[Charts and diagrams as code]
********************

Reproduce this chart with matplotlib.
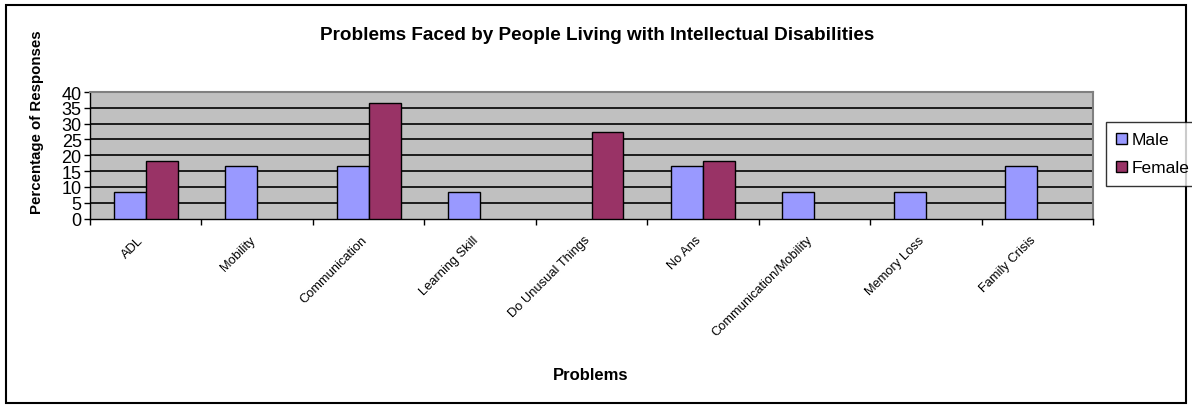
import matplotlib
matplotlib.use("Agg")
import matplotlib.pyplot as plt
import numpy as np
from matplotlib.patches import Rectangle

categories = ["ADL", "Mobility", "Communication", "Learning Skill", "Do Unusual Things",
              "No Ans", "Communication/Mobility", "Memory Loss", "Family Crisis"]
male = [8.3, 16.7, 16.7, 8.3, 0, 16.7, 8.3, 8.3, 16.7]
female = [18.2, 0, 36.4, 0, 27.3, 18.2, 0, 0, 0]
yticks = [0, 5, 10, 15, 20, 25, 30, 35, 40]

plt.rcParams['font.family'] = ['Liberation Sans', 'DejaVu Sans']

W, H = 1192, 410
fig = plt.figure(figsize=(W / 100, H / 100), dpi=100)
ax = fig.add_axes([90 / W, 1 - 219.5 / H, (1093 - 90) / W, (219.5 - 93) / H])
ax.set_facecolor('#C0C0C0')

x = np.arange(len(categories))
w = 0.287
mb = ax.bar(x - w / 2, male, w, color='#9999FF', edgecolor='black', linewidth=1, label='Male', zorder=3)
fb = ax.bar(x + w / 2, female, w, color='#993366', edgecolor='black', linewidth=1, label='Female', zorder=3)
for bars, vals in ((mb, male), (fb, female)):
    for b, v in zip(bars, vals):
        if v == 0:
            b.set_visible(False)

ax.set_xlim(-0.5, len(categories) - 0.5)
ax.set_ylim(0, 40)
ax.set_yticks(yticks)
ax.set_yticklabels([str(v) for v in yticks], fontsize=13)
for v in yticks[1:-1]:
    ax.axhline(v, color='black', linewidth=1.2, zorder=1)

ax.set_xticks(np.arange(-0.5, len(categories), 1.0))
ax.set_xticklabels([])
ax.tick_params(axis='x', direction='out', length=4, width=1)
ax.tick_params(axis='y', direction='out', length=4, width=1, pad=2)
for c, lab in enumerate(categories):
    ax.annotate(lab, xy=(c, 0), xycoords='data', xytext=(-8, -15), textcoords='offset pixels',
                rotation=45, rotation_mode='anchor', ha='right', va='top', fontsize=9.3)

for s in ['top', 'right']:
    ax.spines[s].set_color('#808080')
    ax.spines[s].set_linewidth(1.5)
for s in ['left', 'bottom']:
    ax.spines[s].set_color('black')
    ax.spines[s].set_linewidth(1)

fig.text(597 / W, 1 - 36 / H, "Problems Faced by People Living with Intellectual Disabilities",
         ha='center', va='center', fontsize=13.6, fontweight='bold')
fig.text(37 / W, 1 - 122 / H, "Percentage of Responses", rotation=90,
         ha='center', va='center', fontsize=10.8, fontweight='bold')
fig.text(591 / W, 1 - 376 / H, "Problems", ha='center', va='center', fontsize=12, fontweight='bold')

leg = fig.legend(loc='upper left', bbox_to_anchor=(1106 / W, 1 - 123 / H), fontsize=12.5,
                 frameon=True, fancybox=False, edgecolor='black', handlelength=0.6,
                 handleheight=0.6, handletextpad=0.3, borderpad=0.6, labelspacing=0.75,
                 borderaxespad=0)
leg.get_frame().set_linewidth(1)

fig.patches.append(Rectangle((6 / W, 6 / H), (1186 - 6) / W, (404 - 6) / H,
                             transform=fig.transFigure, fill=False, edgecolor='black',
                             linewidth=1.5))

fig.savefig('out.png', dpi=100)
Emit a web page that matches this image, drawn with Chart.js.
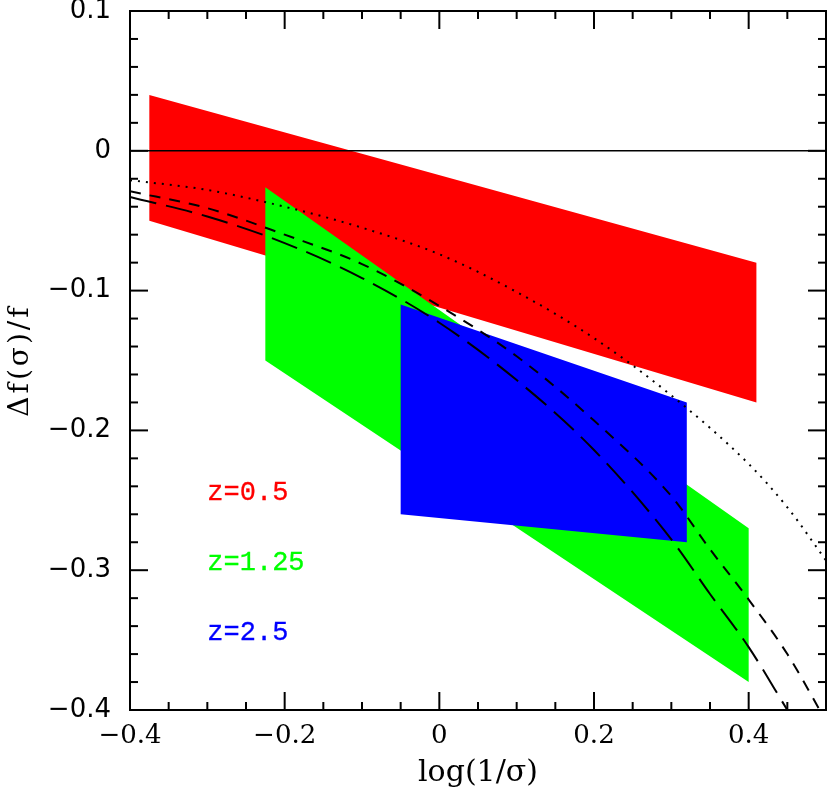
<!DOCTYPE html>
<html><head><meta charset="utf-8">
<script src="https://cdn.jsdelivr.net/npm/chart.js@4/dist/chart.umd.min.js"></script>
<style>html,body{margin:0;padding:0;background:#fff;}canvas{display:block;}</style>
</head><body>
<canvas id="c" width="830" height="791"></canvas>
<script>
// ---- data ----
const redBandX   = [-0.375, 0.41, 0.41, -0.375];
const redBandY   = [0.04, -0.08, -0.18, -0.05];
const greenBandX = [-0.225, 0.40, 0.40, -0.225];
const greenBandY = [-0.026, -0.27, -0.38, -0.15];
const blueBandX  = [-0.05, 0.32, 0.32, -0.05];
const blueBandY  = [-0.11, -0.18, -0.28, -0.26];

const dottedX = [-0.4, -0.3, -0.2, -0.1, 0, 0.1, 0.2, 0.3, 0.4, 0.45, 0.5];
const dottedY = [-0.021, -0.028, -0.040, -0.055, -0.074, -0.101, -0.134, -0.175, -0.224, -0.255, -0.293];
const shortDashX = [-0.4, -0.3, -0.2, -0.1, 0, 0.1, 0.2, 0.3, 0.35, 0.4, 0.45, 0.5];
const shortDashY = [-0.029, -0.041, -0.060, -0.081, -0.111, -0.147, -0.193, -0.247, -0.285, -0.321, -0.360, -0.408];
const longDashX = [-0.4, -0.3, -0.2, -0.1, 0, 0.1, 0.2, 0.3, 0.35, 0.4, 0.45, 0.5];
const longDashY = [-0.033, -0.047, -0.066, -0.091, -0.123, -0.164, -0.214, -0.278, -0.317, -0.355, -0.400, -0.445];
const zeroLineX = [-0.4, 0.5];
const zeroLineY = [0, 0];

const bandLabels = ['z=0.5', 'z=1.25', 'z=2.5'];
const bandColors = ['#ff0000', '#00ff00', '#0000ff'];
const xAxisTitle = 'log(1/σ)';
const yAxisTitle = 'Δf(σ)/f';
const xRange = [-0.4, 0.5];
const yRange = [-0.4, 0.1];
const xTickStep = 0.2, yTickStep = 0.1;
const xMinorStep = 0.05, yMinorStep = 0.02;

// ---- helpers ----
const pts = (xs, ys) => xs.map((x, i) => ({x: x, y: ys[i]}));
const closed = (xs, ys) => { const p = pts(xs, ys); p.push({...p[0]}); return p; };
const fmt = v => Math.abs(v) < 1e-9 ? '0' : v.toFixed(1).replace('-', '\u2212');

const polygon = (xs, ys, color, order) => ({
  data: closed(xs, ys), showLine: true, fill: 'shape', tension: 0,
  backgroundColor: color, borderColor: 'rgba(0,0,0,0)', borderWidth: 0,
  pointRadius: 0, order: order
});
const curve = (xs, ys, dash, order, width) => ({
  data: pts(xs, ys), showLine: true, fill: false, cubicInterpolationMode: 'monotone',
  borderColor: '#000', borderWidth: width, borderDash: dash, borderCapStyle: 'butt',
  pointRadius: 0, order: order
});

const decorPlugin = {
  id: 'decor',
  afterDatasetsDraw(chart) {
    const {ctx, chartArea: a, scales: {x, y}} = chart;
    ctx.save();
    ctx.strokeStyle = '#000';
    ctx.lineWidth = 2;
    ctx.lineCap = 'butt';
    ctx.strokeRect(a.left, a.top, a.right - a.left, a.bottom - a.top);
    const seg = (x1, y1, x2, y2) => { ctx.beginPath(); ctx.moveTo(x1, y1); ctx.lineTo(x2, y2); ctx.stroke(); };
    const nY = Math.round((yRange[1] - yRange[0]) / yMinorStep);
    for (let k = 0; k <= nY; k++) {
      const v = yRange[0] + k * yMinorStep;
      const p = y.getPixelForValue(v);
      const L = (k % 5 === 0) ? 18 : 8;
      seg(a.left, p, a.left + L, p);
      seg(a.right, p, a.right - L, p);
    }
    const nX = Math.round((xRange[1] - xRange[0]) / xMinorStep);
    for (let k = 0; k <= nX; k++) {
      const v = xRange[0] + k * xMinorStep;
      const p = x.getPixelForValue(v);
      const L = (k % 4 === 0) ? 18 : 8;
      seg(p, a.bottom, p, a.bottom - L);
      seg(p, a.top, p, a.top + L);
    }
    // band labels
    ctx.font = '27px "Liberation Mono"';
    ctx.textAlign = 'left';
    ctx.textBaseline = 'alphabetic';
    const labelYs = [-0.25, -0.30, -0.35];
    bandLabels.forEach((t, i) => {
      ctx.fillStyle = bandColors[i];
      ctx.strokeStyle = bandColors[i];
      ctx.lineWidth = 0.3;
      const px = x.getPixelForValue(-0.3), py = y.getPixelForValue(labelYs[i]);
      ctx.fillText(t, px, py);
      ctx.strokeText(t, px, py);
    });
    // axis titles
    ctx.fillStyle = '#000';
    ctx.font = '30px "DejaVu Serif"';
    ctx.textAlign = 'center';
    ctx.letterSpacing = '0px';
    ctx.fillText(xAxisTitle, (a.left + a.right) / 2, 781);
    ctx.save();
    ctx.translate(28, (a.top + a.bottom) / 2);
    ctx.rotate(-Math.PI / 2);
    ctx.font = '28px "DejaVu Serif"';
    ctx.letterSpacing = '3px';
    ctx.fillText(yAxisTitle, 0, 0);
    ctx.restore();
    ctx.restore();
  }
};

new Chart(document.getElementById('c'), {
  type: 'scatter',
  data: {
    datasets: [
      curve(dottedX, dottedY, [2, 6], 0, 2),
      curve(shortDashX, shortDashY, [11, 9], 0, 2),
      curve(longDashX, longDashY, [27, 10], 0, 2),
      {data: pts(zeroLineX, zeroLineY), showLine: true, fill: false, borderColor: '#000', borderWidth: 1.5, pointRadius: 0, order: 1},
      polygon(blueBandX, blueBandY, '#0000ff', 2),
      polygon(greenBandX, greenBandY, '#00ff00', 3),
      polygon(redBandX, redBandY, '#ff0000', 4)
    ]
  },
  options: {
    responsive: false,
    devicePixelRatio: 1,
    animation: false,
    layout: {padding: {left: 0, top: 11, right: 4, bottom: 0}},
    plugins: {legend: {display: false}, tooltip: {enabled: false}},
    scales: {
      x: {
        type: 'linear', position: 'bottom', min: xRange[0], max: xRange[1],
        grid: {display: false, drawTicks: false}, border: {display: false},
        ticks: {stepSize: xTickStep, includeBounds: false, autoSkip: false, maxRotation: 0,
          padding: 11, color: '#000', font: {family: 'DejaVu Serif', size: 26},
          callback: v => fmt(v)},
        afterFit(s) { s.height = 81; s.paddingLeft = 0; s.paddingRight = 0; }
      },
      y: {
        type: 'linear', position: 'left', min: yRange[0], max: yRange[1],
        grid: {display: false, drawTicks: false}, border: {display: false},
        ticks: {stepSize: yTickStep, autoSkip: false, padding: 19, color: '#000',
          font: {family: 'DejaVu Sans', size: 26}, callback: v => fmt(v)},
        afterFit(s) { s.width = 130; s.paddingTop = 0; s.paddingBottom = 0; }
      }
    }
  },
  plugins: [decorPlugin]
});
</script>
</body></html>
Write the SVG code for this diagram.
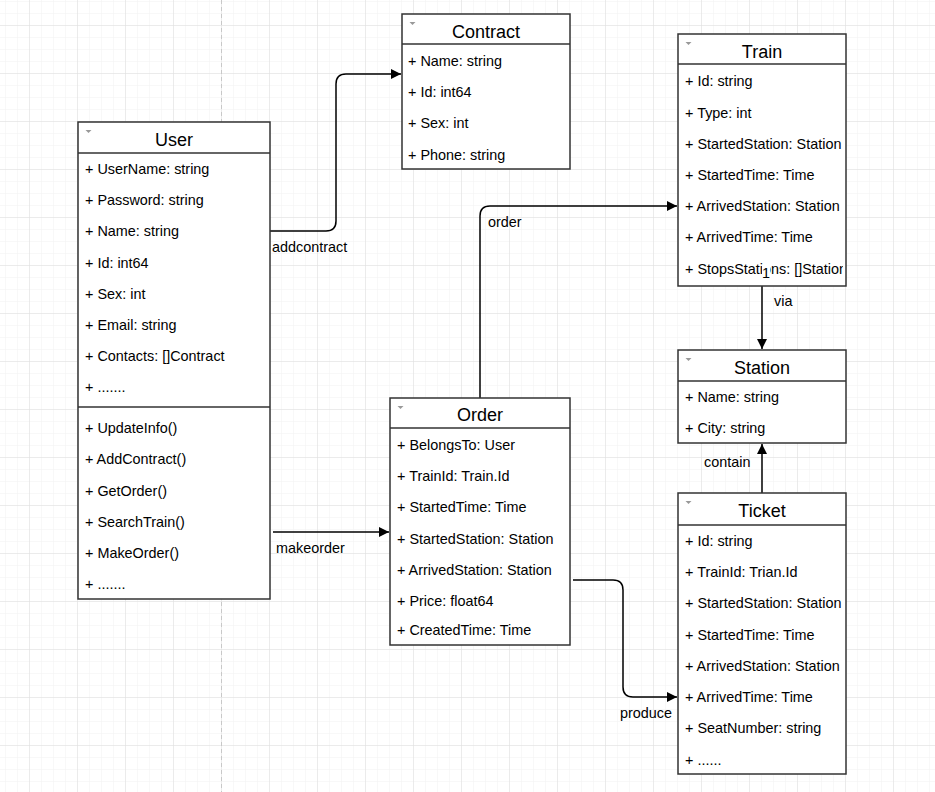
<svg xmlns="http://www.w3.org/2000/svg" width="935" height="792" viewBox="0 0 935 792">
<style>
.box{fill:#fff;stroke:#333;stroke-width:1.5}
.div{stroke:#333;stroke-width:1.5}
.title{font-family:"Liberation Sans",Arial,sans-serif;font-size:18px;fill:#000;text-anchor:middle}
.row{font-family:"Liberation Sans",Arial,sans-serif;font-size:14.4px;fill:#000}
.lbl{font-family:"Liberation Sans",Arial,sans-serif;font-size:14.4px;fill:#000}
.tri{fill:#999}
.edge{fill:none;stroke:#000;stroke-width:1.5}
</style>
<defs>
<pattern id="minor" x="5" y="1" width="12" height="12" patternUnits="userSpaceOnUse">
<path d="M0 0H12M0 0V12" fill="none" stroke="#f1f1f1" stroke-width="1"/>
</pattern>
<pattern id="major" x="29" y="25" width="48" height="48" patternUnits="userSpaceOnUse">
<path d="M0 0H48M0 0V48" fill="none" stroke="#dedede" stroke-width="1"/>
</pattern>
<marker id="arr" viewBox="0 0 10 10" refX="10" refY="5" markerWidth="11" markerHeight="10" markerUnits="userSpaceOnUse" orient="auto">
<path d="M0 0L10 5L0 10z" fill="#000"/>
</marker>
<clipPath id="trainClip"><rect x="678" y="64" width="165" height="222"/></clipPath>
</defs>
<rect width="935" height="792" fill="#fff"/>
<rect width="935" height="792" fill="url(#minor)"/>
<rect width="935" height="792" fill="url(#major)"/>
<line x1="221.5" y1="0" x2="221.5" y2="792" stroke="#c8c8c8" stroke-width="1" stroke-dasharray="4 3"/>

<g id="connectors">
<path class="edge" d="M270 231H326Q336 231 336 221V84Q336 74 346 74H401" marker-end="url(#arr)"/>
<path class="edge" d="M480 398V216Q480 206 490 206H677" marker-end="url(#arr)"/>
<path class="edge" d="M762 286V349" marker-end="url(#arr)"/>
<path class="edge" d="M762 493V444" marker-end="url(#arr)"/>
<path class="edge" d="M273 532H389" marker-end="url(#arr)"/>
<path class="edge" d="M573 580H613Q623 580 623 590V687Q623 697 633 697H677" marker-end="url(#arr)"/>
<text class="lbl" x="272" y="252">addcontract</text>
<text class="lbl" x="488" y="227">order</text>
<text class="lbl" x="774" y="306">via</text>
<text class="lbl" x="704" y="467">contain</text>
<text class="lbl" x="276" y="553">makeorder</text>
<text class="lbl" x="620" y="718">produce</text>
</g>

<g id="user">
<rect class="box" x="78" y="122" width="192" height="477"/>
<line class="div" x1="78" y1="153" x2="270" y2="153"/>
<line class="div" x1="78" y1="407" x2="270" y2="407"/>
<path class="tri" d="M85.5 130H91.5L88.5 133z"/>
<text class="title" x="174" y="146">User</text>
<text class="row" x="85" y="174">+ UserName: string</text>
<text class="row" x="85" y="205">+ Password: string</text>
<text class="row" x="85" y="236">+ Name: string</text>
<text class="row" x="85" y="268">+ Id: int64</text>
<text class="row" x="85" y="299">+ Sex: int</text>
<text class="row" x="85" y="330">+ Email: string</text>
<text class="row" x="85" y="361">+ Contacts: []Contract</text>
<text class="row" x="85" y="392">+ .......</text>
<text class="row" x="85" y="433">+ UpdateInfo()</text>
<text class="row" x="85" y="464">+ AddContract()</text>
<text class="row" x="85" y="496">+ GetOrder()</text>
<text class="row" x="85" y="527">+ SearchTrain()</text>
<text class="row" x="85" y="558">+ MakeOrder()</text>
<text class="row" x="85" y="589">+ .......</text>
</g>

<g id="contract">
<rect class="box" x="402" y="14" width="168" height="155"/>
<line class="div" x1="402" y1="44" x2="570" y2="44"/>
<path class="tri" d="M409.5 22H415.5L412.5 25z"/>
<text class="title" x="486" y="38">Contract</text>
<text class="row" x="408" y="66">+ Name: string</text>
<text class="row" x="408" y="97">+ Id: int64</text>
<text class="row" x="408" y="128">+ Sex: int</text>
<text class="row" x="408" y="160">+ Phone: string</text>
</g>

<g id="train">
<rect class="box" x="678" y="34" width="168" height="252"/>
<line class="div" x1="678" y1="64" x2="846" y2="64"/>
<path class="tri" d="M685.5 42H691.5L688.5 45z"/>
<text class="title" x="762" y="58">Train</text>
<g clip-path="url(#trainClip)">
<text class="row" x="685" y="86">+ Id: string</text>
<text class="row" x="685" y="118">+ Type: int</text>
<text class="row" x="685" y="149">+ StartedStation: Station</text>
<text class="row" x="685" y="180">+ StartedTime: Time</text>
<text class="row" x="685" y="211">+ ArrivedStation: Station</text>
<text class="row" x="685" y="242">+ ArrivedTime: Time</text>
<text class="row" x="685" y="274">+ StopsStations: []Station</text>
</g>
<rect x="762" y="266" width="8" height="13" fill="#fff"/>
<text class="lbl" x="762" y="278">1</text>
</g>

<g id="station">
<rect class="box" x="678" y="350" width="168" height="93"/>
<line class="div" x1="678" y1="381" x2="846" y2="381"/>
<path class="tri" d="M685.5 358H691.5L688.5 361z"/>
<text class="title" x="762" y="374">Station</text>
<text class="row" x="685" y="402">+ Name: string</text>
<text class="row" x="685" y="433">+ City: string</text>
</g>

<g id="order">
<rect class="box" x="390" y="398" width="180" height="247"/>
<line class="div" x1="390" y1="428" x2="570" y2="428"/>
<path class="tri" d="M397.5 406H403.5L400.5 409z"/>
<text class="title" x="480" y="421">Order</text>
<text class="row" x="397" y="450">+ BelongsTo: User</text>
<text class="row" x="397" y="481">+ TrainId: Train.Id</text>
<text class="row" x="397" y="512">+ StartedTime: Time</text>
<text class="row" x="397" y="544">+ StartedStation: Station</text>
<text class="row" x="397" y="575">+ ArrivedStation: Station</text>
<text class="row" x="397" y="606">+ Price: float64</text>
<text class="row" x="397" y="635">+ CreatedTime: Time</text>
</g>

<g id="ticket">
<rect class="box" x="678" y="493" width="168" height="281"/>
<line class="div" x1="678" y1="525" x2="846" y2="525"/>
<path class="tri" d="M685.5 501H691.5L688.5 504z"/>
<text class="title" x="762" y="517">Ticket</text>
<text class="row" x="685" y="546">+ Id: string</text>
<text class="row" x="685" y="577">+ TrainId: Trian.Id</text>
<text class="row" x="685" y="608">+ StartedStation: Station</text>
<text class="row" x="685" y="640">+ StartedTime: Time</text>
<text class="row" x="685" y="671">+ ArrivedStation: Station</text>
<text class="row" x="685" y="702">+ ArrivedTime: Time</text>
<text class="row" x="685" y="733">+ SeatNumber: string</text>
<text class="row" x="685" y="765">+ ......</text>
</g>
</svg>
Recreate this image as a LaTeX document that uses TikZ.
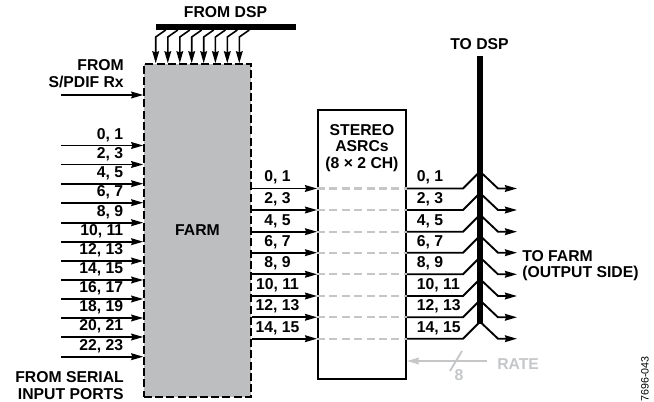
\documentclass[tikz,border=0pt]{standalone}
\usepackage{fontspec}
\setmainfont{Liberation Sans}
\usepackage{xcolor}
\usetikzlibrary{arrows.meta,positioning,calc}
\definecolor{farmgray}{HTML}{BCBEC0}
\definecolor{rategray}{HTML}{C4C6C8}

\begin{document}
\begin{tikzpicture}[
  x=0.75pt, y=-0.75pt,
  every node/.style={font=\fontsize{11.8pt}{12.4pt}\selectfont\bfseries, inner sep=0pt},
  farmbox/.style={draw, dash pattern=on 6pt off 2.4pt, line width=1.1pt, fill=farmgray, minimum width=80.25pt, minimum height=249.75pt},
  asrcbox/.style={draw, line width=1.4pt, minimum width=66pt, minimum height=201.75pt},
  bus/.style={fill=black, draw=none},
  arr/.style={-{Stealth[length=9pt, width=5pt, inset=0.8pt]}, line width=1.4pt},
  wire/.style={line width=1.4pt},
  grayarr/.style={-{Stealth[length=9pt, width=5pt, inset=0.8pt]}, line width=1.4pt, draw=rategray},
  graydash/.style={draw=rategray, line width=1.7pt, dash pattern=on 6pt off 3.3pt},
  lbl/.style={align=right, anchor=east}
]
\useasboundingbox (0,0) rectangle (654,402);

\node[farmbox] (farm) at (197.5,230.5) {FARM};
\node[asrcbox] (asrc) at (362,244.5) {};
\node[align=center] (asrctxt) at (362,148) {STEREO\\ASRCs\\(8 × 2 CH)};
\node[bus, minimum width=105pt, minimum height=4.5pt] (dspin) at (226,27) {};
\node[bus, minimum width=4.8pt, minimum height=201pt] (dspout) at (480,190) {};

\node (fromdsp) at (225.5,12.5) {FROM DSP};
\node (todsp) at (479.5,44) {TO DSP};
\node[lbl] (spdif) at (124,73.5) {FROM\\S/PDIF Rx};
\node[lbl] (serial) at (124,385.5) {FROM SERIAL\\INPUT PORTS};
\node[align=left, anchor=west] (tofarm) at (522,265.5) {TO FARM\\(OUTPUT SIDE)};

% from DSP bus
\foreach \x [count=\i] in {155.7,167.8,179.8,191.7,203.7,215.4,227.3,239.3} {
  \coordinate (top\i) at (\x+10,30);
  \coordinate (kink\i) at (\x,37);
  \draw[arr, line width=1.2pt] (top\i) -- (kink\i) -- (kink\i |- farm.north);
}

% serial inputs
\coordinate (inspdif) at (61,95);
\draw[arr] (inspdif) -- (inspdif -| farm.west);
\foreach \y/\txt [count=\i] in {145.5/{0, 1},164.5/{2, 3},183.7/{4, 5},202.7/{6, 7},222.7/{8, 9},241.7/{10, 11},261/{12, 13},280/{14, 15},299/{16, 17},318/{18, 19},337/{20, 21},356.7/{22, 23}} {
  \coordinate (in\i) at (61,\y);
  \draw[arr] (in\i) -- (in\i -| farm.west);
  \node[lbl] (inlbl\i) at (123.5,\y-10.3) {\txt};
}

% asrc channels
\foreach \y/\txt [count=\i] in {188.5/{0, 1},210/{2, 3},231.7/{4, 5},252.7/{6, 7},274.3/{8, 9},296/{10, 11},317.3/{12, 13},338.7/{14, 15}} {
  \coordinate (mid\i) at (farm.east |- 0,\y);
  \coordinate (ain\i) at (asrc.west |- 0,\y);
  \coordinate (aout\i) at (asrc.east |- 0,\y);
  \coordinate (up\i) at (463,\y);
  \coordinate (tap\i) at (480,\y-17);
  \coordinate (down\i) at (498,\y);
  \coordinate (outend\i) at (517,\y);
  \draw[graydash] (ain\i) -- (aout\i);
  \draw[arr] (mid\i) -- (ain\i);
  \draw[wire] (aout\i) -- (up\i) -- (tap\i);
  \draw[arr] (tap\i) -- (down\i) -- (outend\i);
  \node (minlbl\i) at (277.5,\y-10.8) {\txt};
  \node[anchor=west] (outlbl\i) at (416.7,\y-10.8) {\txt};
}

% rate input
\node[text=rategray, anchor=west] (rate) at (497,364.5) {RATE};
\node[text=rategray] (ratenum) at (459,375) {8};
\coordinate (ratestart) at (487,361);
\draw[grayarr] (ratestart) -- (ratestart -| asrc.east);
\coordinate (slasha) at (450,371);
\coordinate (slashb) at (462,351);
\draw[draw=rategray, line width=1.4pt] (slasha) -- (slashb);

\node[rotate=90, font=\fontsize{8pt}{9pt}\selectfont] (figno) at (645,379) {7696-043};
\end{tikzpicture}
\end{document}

********************

-- Given problem --
Write out the lines running from the one that contains "Emit a web page" through the one that contains "-0.18, -0.28, -0.26];", ends included, and nothing else. Pictures stay out of the copy.

-- Answer for the task --
Emit a web page that matches this image, drawn with Chart.js.
<!DOCTYPE html>
<html><head><meta charset="utf-8">
<script src="https://cdn.jsdelivr.net/npm/chart.js@4/dist/chart.umd.min.js"></script>
<style>html,body{margin:0;padding:0;background:#fff;}canvas{display:block;}</style>
</head><body>
<canvas id="c" width="830" height="791"></canvas>
<script>
// ---- data ----
const redBandX   = [-0.375, 0.41, 0.41, -0.375];
const redBandY   = [0.04, -0.08, -0.18, -0.05];
const greenBandX = [-0.225, 0.40, 0.40, -0.225];
const greenBandY = [-0.026, -0.27, -0.38, -0.15];
const blueBandX  = [-0.05, 0.32, 0.32, -0.05];
const blueBandY  = [-0.11, -0.18, -0.28, -0.26];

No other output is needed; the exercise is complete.